Data lines
= = = = = = =

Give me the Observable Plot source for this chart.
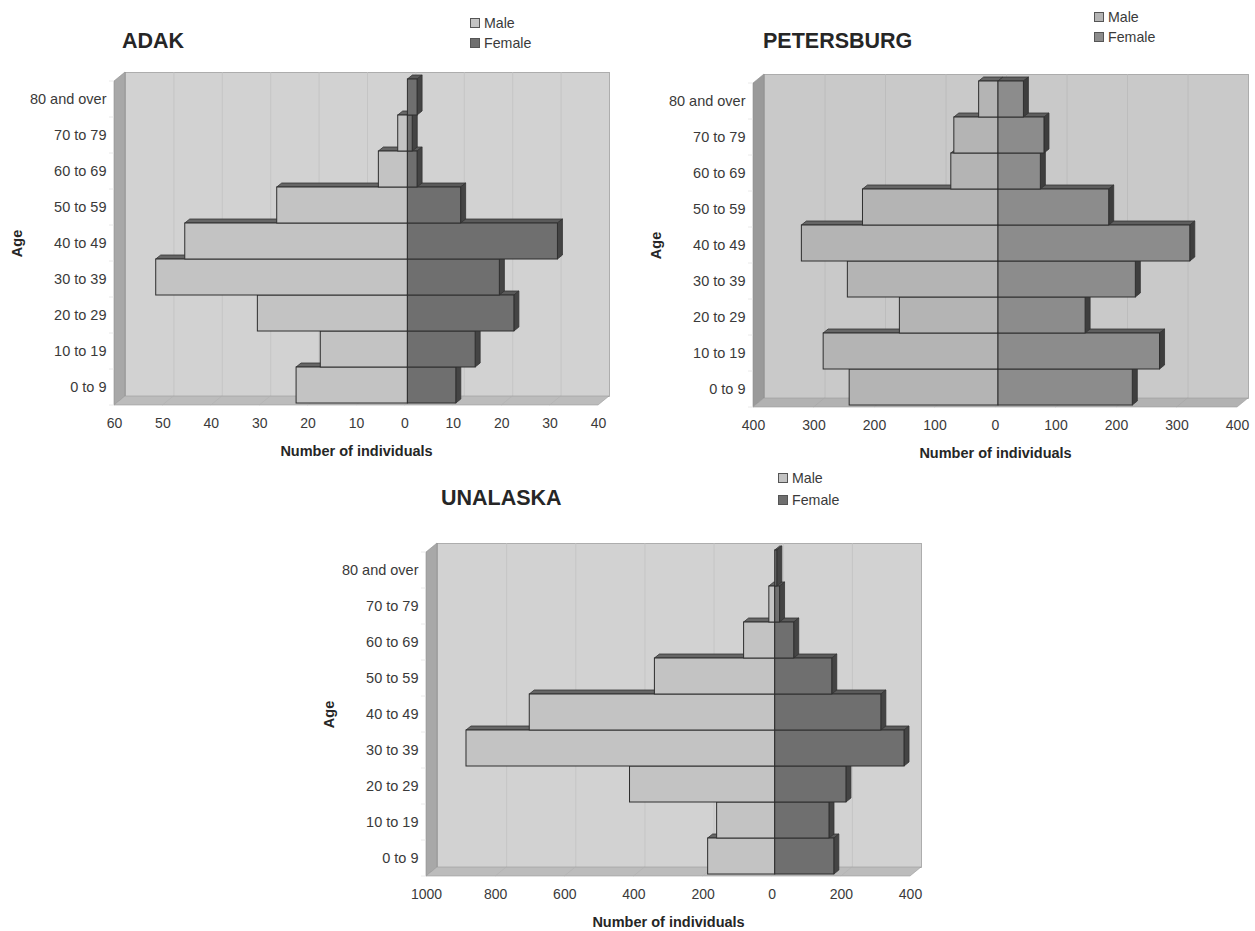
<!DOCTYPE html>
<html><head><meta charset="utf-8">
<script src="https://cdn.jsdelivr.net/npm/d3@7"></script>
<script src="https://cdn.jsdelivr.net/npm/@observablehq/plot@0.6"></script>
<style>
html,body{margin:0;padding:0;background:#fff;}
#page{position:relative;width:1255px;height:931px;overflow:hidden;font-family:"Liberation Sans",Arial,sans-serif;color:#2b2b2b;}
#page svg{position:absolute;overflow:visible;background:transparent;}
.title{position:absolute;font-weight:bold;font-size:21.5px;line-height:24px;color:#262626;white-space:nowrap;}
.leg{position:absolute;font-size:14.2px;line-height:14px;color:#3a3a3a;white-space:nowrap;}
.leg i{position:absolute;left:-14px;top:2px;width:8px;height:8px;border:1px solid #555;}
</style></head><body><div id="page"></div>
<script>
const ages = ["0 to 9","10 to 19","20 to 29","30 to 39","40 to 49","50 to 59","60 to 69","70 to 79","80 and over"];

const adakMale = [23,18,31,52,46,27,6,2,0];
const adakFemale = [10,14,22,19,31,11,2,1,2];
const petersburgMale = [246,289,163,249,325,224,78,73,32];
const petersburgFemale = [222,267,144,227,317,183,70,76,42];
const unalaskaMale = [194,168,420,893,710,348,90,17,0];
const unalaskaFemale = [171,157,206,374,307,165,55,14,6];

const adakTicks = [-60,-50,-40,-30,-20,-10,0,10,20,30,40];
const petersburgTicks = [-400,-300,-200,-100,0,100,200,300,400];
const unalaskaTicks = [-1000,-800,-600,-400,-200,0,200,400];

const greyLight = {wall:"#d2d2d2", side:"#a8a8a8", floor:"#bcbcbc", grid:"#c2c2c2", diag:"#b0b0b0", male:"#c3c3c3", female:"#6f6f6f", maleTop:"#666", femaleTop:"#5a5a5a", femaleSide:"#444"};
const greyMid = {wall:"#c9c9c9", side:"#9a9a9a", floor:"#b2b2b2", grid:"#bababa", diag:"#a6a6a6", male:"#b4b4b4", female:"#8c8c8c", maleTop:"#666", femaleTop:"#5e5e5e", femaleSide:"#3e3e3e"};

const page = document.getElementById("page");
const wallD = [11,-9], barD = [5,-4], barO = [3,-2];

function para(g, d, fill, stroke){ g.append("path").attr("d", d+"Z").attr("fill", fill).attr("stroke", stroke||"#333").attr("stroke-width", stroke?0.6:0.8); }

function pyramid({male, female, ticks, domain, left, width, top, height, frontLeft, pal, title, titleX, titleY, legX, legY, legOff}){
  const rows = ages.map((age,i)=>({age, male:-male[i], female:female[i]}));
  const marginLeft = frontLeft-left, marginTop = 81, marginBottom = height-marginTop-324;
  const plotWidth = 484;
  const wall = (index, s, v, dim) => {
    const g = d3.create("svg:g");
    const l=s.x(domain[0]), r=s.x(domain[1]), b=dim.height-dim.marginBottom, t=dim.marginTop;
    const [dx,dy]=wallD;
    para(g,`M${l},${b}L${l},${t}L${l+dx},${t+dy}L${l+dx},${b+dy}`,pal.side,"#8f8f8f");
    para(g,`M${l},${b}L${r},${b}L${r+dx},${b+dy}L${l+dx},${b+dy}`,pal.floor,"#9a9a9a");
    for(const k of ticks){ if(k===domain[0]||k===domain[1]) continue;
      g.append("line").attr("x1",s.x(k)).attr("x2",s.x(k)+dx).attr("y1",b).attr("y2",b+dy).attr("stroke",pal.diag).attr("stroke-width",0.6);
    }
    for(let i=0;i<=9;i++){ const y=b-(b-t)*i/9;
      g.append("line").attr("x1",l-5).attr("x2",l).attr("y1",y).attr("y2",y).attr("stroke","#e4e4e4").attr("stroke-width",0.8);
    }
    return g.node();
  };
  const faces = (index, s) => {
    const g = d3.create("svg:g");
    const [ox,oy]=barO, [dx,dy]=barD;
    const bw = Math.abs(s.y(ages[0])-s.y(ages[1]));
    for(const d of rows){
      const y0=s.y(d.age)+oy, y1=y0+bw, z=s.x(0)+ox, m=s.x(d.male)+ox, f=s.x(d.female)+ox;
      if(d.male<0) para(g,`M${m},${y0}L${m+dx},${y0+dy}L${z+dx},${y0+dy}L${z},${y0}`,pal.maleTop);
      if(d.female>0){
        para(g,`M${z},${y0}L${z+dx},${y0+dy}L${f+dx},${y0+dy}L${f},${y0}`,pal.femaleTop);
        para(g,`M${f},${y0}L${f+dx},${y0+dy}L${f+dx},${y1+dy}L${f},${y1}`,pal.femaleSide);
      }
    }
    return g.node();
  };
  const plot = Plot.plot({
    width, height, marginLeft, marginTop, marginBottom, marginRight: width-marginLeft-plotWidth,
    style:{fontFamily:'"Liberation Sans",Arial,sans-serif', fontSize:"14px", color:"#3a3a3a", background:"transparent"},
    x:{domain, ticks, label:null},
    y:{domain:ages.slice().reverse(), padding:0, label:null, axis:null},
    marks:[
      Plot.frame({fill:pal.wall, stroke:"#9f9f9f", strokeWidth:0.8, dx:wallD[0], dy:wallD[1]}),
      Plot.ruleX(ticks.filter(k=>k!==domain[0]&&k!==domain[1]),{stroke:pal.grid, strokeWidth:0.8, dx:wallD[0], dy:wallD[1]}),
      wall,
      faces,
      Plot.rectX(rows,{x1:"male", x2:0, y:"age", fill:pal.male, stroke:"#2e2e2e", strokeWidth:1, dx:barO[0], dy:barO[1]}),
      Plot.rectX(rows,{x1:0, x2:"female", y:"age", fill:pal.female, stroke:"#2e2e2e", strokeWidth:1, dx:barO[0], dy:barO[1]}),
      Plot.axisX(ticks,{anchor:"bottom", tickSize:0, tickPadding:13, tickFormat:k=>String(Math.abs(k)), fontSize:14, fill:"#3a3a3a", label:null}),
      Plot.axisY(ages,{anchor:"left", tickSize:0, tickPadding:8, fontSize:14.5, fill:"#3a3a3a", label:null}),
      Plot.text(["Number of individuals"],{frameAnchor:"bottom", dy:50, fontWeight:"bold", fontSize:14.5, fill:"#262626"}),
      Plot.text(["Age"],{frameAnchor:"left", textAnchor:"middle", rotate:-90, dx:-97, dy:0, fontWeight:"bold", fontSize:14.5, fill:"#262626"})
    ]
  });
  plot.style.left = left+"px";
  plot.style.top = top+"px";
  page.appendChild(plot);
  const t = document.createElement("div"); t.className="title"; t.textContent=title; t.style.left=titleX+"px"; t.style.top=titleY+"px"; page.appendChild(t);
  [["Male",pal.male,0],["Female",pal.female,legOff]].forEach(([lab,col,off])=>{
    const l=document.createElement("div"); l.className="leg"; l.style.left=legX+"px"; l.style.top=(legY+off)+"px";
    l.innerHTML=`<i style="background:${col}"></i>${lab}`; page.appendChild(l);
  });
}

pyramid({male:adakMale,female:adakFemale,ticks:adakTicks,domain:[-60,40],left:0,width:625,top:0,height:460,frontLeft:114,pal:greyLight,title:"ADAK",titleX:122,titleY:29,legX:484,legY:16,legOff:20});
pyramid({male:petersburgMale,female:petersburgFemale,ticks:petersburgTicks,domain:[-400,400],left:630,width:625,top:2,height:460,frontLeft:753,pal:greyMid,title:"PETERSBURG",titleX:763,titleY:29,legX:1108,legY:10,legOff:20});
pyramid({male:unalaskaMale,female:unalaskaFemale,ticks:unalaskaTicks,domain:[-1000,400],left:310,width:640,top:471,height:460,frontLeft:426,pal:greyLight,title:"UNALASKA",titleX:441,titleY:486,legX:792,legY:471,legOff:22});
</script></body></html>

= = = = = = =

Task to complete
Return each line from the material above exactly, but not the pictures.

Response to this task
Give me the Observable Plot source for this chart.
<!DOCTYPE html>
<html><head><meta charset="utf-8">
<script src="https://cdn.jsdelivr.net/npm/d3@7"></script>
<script src="https://cdn.jsdelivr.net/npm/@observablehq/plot@0.6"></script>
<style>
html,body{margin:0;padding:0;background:#fff;}
#page{position:relative;width:1255px;height:931px;overflow:hidden;font-family:"Liberation Sans",Arial,sans-serif;color:#2b2b2b;}
#page svg{position:absolute;overflow:visible;background:transparent;}
.title{position:absolute;font-weight:bold;font-size:21.5px;line-height:24px;color:#262626;white-space:nowrap;}
.leg{position:absolute;font-size:14.2px;line-height:14px;color:#3a3a3a;white-space:nowrap;}
.leg i{position:absolute;left:-14px;top:2px;width:8px;height:8px;border:1px solid #555;}
</style></head><body><div id="page"></div>
<script>
const ages = ["0 to 9","10 to 19","20 to 29","30 to 39","40 to 49","50 to 59","60 to 69","70 to 79","80 and over"];

const adakMale = [23,18,31,52,46,27,6,2,0];
const adakFemale = [10,14,22,19,31,11,2,1,2];
const petersburgMale = [246,289,163,249,325,224,78,73,32];
const petersburgFemale = [222,267,144,227,317,183,70,76,42];
const unalaskaMale = [194,168,420,893,710,348,90,17,0];
const unalaskaFemale = [171,157,206,374,307,165,55,14,6];

const adakTicks = [-60,-50,-40,-30,-20,-10,0,10,20,30,40];
const petersburgTicks = [-400,-300,-200,-100,0,100,200,300,400];
const unalaskaTicks = [-1000,-800,-600,-400,-200,0,200,400];

const greyLight = {wall:"#d2d2d2", side:"#a8a8a8", floor:"#bcbcbc", grid:"#c2c2c2", diag:"#b0b0b0", male:"#c3c3c3", female:"#6f6f6f", maleTop:"#666", femaleTop:"#5a5a5a", femaleSide:"#444"};
const greyMid = {wall:"#c9c9c9", side:"#9a9a9a", floor:"#b2b2b2", grid:"#bababa", diag:"#a6a6a6", male:"#b4b4b4", female:"#8c8c8c", maleTop:"#666", femaleTop:"#5e5e5e", femaleSide:"#3e3e3e"};

const page = document.getElementById("page");
const wallD = [11,-9], barD = [5,-4], barO = [3,-2];

function para(g, d, fill, stroke){ g.append("path").attr("d", d+"Z").attr("fill", fill).attr("stroke", stroke||"#333").attr("stroke-width", stroke?0.6:0.8); }

function pyramid({male, female, ticks, domain, left, width, top, height, frontLeft, pal, title, titleX, titleY, legX, legY, legOff}){
  const rows = ages.map((age,i)=>({age, male:-male[i], female:female[i]}));
  const marginLeft = frontLeft-left, marginTop = 81, marginBottom = height-marginTop-324;
  const plotWidth = 484;
  const wall = (index, s, v, dim) => {
    const g = d3.create("svg:g");
    const l=s.x(domain[0]), r=s.x(domain[1]), b=dim.height-dim.marginBottom, t=dim.marginTop;
    const [dx,dy]=wallD;
    para(g,`M${l},${b}L${l},${t}L${l+dx},${t+dy}L${l+dx},${b+dy}`,pal.side,"#8f8f8f");
    para(g,`M${l},${b}L${r},${b}L${r+dx},${b+dy}L${l+dx},${b+dy}`,pal.floor,"#9a9a9a");
    for(const k of ticks){ if(k===domain[0]||k===domain[1]) continue;
      g.append("line").attr("x1",s.x(k)).attr("x2",s.x(k)+dx).attr("y1",b).attr("y2",b+dy).attr("stroke",pal.diag).attr("stroke-width",0.6);
    }
    for(let i=0;i<=9;i++){ const y=b-(b-t)*i/9;
      g.append("line").attr("x1",l-5).attr("x2",l).attr("y1",y).attr("y2",y).attr("stroke","#e4e4e4").attr("stroke-width",0.8);
    }
    return g.node();
  };
  const faces = (index, s) => {
    const g = d3.create("svg:g");
    const [ox,oy]=barO, [dx,dy]=barD;
    const bw = Math.abs(s.y(ages[0])-s.y(ages[1]));
    for(const d of rows){
      const y0=s.y(d.age)+oy, y1=y0+bw, z=s.x(0)+ox, m=s.x(d.male)+ox, f=s.x(d.female)+ox;
      if(d.male<0) para(g,`M${m},${y0}L${m+dx},${y0+dy}L${z+dx},${y0+dy}L${z},${y0}`,pal.maleTop);
      if(d.female>0){
        para(g,`M${z},${y0}L${z+dx},${y0+dy}L${f+dx},${y0+dy}L${f},${y0}`,pal.femaleTop);
        para(g,`M${f},${y0}L${f+dx},${y0+dy}L${f+dx},${y1+dy}L${f},${y1}`,pal.femaleSide);
      }
    }
    return g.node();
  };
  const plot = Plot.plot({
    width, height, marginLeft, marginTop, marginBottom, marginRight: width-marginLeft-plotWidth,
    style:{fontFamily:'"Liberation Sans",Arial,sans-serif', fontSize:"14px", color:"#3a3a3a", background:"transparent"},
    x:{domain, ticks, label:null},
    y:{domain:ages.slice().reverse(), padding:0, label:null, axis:null},
    marks:[
      Plot.frame({fill:pal.wall, stroke:"#9f9f9f", strokeWidth:0.8, dx:wallD[0], dy:wallD[1]}),
      Plot.ruleX(ticks.filter(k=>k!==domain[0]&&k!==domain[1]),{stroke:pal.grid, strokeWidth:0.8, dx:wallD[0], dy:wallD[1]}),
      wall,
      faces,
      Plot.rectX(rows,{x1:"male", x2:0, y:"age", fill:pal.male, stroke:"#2e2e2e", strokeWidth:1, dx:barO[0], dy:barO[1]}),
      Plot.rectX(rows,{x1:0, x2:"female", y:"age", fill:pal.female, stroke:"#2e2e2e", strokeWidth:1, dx:barO[0], dy:barO[1]}),
      Plot.axisX(ticks,{anchor:"bottom", tickSize:0, tickPadding:13, tickFormat:k=>String(Math.abs(k)), fontSize:14, fill:"#3a3a3a", label:null}),
      Plot.axisY(ages,{anchor:"left", tickSize:0, tickPadding:8, fontSize:14.5, fill:"#3a3a3a", label:null}),
      Plot.text(["Number of individuals"],{frameAnchor:"bottom", dy:50, fontWeight:"bold", fontSize:14.5, fill:"#262626"}),
      Plot.text(["Age"],{frameAnchor:"left", textAnchor:"middle", rotate:-90, dx:-97, dy:0, fontWeight:"bold", fontSize:14.5, fill:"#262626"})
    ]
  });
  plot.style.left = left+"px";
  plot.style.top = top+"px";
  page.appendChild(plot);
  const t = document.createElement("div"); t.className="title"; t.textContent=title; t.style.left=titleX+"px"; t.style.top=titleY+"px"; page.appendChild(t);
  [["Male",pal.male,0],["Female",pal.female,legOff]].forEach(([lab,col,off])=>{
    const l=document.createElement("div"); l.className="leg"; l.style.left=legX+"px"; l.style.top=(legY+off)+"px";
    l.innerHTML=`<i style="background:${col}"></i>${lab}`; page.appendChild(l);
  });
}

pyramid({male:adakMale,female:adakFemale,ticks:adakTicks,domain:[-60,40],left:0,width:625,top:0,height:460,frontLeft:114,pal:greyLight,title:"ADAK",titleX:122,titleY:29,legX:484,legY:16,legOff:20});
pyramid({male:petersburgMale,female:petersburgFemale,ticks:petersburgTicks,domain:[-400,400],left:630,width:625,top:2,height:460,frontLeft:753,pal:greyMid,title:"PETERSBURG",titleX:763,titleY:29,legX:1108,legY:10,legOff:20});
pyramid({male:unalaskaMale,female:unalaskaFemale,ticks:unalaskaTicks,domain:[-1000,400],left:310,width:640,top:471,height:460,frontLeft:426,pal:greyLight,title:"UNALASKA",titleX:441,titleY:486,legX:792,legY:471,legOff:22});
</script></body></html>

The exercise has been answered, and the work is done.